|
What would happen if you replaced the dual update step in ADMM with exponentiated gradient, or another low-regret update. I've read several papers out of TTIC outlining low-regret updates and connections to convergence and learning bounds. The algorithms these papers show often have a primal/dual aspect, which of course defines ADMM and similar Augmented Lagrangian methods. Can the two be connected, in particular in the way shown in the topic title? |
Or, more interestingly, are there any problems for which ADMM local updates are exponentiated-gradient updates?

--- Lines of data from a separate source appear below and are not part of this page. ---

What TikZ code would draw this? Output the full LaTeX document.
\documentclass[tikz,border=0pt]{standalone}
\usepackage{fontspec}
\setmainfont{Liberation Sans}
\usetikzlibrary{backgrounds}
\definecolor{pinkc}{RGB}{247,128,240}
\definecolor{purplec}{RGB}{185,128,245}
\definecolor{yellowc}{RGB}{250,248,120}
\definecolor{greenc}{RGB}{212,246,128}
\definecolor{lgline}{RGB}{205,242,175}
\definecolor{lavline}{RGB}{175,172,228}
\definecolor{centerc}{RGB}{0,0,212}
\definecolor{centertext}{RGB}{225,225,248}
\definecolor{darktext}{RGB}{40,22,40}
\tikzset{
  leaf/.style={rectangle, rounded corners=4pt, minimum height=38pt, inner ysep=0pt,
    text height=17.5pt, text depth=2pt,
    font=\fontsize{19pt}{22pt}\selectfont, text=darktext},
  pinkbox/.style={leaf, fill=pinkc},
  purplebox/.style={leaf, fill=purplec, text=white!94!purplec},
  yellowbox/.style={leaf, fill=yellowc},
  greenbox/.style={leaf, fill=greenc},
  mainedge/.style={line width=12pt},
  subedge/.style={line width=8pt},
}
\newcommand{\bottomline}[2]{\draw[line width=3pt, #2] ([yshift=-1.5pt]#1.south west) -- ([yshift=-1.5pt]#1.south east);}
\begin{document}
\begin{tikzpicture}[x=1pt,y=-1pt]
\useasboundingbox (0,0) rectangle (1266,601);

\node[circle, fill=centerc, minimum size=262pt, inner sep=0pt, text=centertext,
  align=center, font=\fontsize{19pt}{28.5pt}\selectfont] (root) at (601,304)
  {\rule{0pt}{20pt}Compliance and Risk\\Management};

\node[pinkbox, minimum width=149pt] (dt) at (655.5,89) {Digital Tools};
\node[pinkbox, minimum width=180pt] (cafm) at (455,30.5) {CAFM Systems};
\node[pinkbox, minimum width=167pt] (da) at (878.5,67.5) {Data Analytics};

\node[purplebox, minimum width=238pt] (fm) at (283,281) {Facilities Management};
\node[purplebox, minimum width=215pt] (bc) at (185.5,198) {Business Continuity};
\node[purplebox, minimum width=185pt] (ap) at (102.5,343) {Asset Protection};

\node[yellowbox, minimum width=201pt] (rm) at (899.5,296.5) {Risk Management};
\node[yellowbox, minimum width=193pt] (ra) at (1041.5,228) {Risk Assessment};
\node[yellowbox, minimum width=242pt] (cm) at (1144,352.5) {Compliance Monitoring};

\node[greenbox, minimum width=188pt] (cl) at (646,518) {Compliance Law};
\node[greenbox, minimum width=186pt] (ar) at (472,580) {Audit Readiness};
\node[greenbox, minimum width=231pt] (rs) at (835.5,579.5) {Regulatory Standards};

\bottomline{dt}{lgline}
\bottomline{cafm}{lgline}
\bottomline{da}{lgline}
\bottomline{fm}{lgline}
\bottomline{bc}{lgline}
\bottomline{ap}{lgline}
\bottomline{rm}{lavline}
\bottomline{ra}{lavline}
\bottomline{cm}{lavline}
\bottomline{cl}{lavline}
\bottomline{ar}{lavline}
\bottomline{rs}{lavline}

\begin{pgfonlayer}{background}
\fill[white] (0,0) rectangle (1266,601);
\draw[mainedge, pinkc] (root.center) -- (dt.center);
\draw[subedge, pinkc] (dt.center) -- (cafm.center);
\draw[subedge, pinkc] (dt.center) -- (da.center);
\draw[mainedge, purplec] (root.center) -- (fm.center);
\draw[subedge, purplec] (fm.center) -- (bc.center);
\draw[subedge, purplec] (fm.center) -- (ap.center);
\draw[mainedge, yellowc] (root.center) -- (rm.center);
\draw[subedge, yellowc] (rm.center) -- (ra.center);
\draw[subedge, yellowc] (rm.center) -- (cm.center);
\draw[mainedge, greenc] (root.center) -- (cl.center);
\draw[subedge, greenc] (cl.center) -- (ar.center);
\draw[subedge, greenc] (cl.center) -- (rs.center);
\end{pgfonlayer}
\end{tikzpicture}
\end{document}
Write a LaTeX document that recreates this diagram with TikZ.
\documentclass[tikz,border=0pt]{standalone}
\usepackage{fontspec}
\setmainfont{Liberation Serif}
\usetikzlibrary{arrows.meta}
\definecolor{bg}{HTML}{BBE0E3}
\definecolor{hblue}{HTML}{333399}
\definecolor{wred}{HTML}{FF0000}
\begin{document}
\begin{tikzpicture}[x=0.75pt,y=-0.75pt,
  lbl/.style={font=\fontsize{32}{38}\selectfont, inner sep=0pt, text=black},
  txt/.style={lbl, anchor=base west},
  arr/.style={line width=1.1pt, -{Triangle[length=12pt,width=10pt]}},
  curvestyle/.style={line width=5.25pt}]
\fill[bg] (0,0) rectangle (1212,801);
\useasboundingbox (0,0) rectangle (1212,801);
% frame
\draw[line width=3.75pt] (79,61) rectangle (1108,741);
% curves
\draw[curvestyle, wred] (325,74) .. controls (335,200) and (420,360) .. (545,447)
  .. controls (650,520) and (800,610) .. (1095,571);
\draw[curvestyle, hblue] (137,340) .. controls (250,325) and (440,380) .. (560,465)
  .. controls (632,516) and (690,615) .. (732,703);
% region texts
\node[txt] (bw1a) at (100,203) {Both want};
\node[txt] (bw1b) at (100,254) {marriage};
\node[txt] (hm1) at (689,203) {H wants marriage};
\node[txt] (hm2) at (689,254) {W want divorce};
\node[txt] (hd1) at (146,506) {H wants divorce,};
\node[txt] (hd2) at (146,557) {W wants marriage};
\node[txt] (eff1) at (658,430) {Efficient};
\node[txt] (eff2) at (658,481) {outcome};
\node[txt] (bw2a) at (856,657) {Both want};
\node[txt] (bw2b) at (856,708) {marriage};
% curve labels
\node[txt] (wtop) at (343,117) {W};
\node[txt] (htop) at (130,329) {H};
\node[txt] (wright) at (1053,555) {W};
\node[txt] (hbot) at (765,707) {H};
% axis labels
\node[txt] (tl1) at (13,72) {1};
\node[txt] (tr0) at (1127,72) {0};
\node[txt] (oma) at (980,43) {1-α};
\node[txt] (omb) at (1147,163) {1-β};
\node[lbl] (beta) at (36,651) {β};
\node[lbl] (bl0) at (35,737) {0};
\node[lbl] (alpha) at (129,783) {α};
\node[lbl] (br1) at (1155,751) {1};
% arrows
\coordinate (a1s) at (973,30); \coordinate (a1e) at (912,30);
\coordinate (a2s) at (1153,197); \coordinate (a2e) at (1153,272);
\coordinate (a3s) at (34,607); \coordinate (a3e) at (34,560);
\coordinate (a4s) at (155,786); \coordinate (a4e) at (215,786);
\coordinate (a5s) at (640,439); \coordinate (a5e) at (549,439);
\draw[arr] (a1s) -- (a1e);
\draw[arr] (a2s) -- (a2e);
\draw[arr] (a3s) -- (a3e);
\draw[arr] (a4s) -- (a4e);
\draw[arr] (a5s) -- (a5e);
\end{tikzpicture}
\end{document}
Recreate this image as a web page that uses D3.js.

There's a paper by about exponentiated gradient for CRFS that factored into this question too: http://people.csail.mit.edu/gamir/pubs/olcrf.pdf
Indeed. This and the followup papers are things I almost, but not quite, understand. Can you give a concise explanation of how they arrive at the exponentiated gradient formulation? I ask because with CRFs you usually work in logspace (as the normalization comes later and is expensive), unlike the usual winnow-like online learning, where you work with an explicit probability vector, and from where the exponentiated gradient can be derived by restricting things to the simplex and maximizing movement in the direction of the gradient while minimizing KL divergence between old and new states.
If I recall (though this is beyond what I understand technically), the family of Augmented Lagrangian methods can be extended to any type of bregman divergence, or which KL is one. This could be a connection to the entropy regularization interpretation of exponentiated gradient. Whether this gives any sort of regret bounds or more than a superficial connection though, I'm unsure.